Występują również gracze. Drużynę stanowi zwykle szóstka dzieciaków plus anorektyk:

  • Ści(ą)gający – trójka graczy, najczęściej pijanych; nie wiadomo po co, starają się trafić jak najwięcej goli (i tak nie będą mieć więcej niż 15 trafień od przeciwnika, więc wygrają ci, których szukający pierwszy złapie znicz).

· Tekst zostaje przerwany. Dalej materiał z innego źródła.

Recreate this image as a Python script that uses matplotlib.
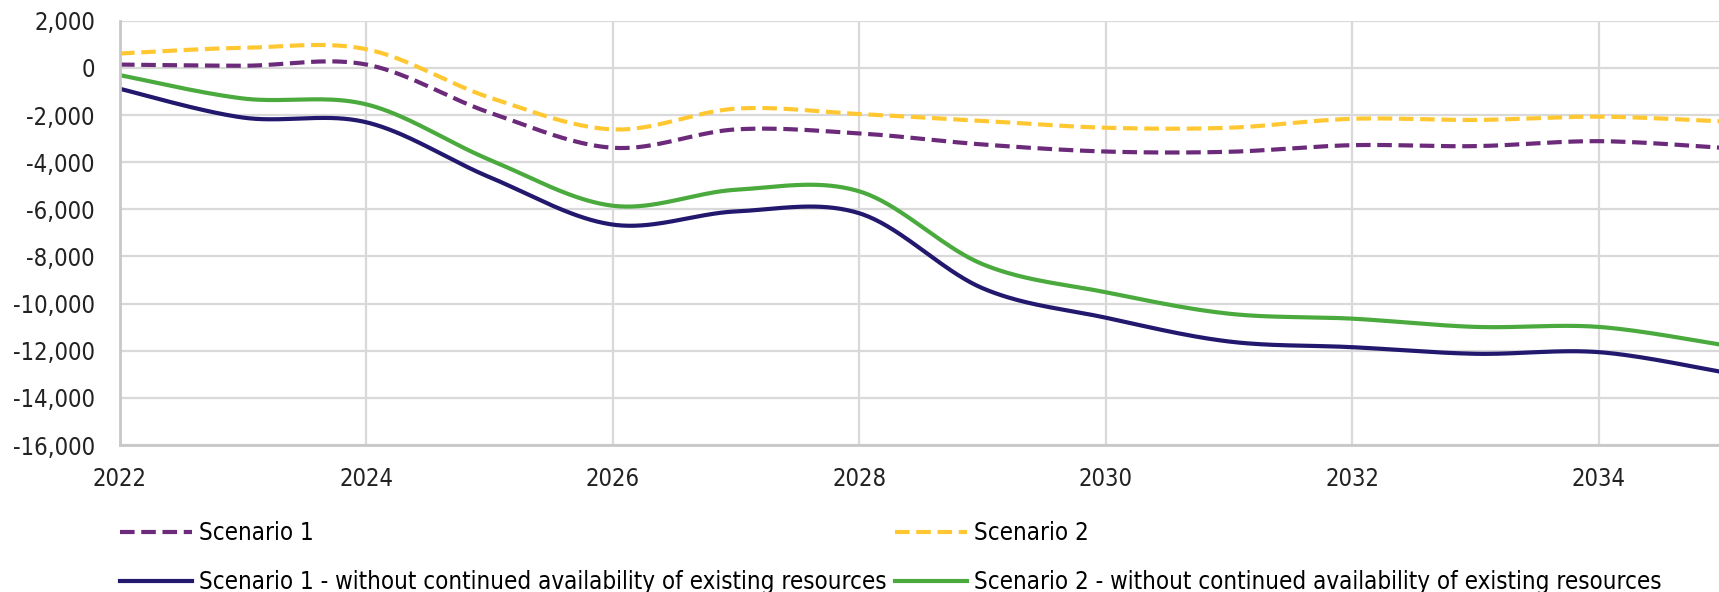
import numpy as np
import matplotlib
matplotlib.use("Agg")
import matplotlib.pyplot as plt
import matplotlib.ticker as mticker

# yearly values, 2022-2035
years = [2022, 2023, 2024, 2025, 2026, 2027, 2028, 2029, 2030, 2031, 2032, 2033, 2034, 2035]
scenario1 = [140, 90, 140, -1900, -3390, -2610, -2780, -3250, -3550, -3560, -3280, -3320, -3110, -3390]
scenario2 = [610, 850, 790, -1260, -2610, -1730, -1960, -2250, -2540, -2540, -2160, -2210, -2070, -2270]
scenario1_wo = [-890, -2110, -2310, -4640, -6650, -6090, -6170, -9350, -10600, -11610, -11850, -12130, -12060, -12900]
scenario2_wo = [-310, -1300, -1550, -3900, -5850, -5170, -5240, -8330, -9520, -10430, -10640, -10990, -10990, -11750]

labels = ["Scenario 1",
          "Scenario 1 - without continued availability of existing resources",
          "Scenario 2",
          "Scenario 2 - without continued availability of existing resources"]

yticks = np.arange(-16000, 2001, 2000)
xticks = np.arange(2022, 2035, 2)


def smooth(x, y, n=40):
    """Catmull-Rom style smoothing through every point (spreadsheet 'smoothed line')."""
    x = np.asarray(x, float)
    y = np.asarray(y, float)
    xp = np.concatenate([[x[0]], x, [x[-1]]])
    yp = np.concatenate([[y[0]], y, [y[-1]]])
    xs, ys = [], []
    t = np.linspace(0, 1, n)
    for i in range(len(x) - 1):
        p0x, p3x = x[i], x[i + 1]
        p0y, p3y = y[i], y[i + 1]
        p1x = p0x + (xp[i + 2] - xp[i]) / 6
        p1y = p0y + (yp[i + 2] - yp[i]) / 6
        p2x = p3x - (xp[i + 3] - xp[i + 1]) / 6
        p2y = p3y - (yp[i + 3] - yp[i + 1]) / 6
        bx = (1 - t) ** 3 * p0x + 3 * (1 - t) ** 2 * t * p1x + 3 * (1 - t) * t ** 2 * p2x + t ** 3 * p3x
        by = (1 - t) ** 3 * p0y + 3 * (1 - t) ** 2 * t * p1y + 3 * (1 - t) * t ** 2 * p2y + t ** 3 * p3y
        xs.append(bx if i == 0 else bx[1:])
        ys.append(by if i == 0 else by[1:])
    return np.concatenate(xs), np.concatenate(ys)


plt.rcParams['font.family'] = ['DejaVu Sans']
plt.rcParams['font.stretch'] = 'condensed'

fig = plt.figure(figsize=(17.19, 5.92), dpi=100)
ax = fig.add_axes([0.0698, 0.2483, 0.9320, 0.7167])

purple = '#6b2a7a'
yellow = '#ffc832'
navy = '#22186e'
green = '#4aaa3e'
lw = 3.0
dash = (3.5, 1.6)

h1, = ax.plot(*smooth(years, scenario1), color=purple, lw=lw, dashes=dash, dash_capstyle='butt')
h2, = ax.plot(*smooth(years, scenario2), color=yellow, lw=lw, dashes=dash, dash_capstyle='butt')
h3, = ax.plot(*smooth(years, scenario1_wo), color=navy, lw=lw)
h4, = ax.plot(*smooth(years, scenario2_wo), color=green, lw=lw)

ax.set_xlim(2022, 2035)
ax.set_ylim(-16000, 2000)
ax.set_xticks(xticks)
ax.set_yticks(yticks)
ax.yaxis.set_major_formatter(mticker.FuncFormatter(lambda v, p: f"{v:,.0f}"))
ax.xaxis.set_major_formatter(mticker.FuncFormatter(lambda v, p: f"{v:.0f}"))

ax.grid(True, color='#d9d9d9', lw=1.6)
ax.set_axisbelow(True)
for side in ['top', 'right']:
    ax.spines[side].set_visible(False)
for side in ['left', 'bottom']:
    ax.spines[side].set_color('#c8c8c8')
    ax.spines[side].set_linewidth(2.0)
ax.tick_params(axis='both', length=0, labelsize=17, colors='#222222')
ax.tick_params(axis='y', pad=18)
ax.tick_params(axis='x', pad=16)

fig.legend([h1, h3, h2, h4], labels, ncol=2, loc='upper left',
           bbox_to_anchor=(120 / 1719, 1 - 521 / 592), frameon=False,
           fontsize=17.3, handlelength=3.0, handletextpad=0.3,
           columnspacing=0.35, labelspacing=1.05, borderpad=0, borderaxespad=0)

fig.savefig('out.png', dpi=100)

  • Obrońca – jeden uwalony w sztok gracz, śpi przy słupkach;
  • Pałkarze – również nietrzeźwi, mają za zadanie odbijać tłuczki. Najczęściej trafiają w zawodników własnej drużyny;
  • Szukający – ten gracz musi być leciutki, mieć wagę na minusie i koniecznie zarąbiście szybką miotłę. Na ogół nie piją – preferują kokę.Tak naprawdę jest to jedyny gracz, który ma rację bytu w tej grze, bo łapie znicz, który daje 150 punktów i kończy mecz, więc bez względu na to jak się potoczy mecz i tak prawie zawsze wygrywa ta drużyna w której szukający złapie znicz pierwszy (wyjątkiem jest sytuacja, gdy różnica punktów między drużynami wynosi więcej niż 150 (co zdarza się bardzo rzadko, bo żeby była aż taka różnica punktów, to muszą grać supermistrzowie z superciotami), wtedy szukający siada na trawie i wali w kimono póki: albo różnica punktów będzie mniejsza niż 150 i dopiero wraca do gry (bo jakby złapał znicz przed tym, to skazałby drużynę na przegraną); albo szukający przeciwników złapie znicz i zakończy mecz). Tak naprawdę gdyby wszyscy gracze oprócz szukających walnęli się na trawę i patrzyli jak szukający próbują złapać znicz, nie zmieniliby specjalnie wyniku meczu.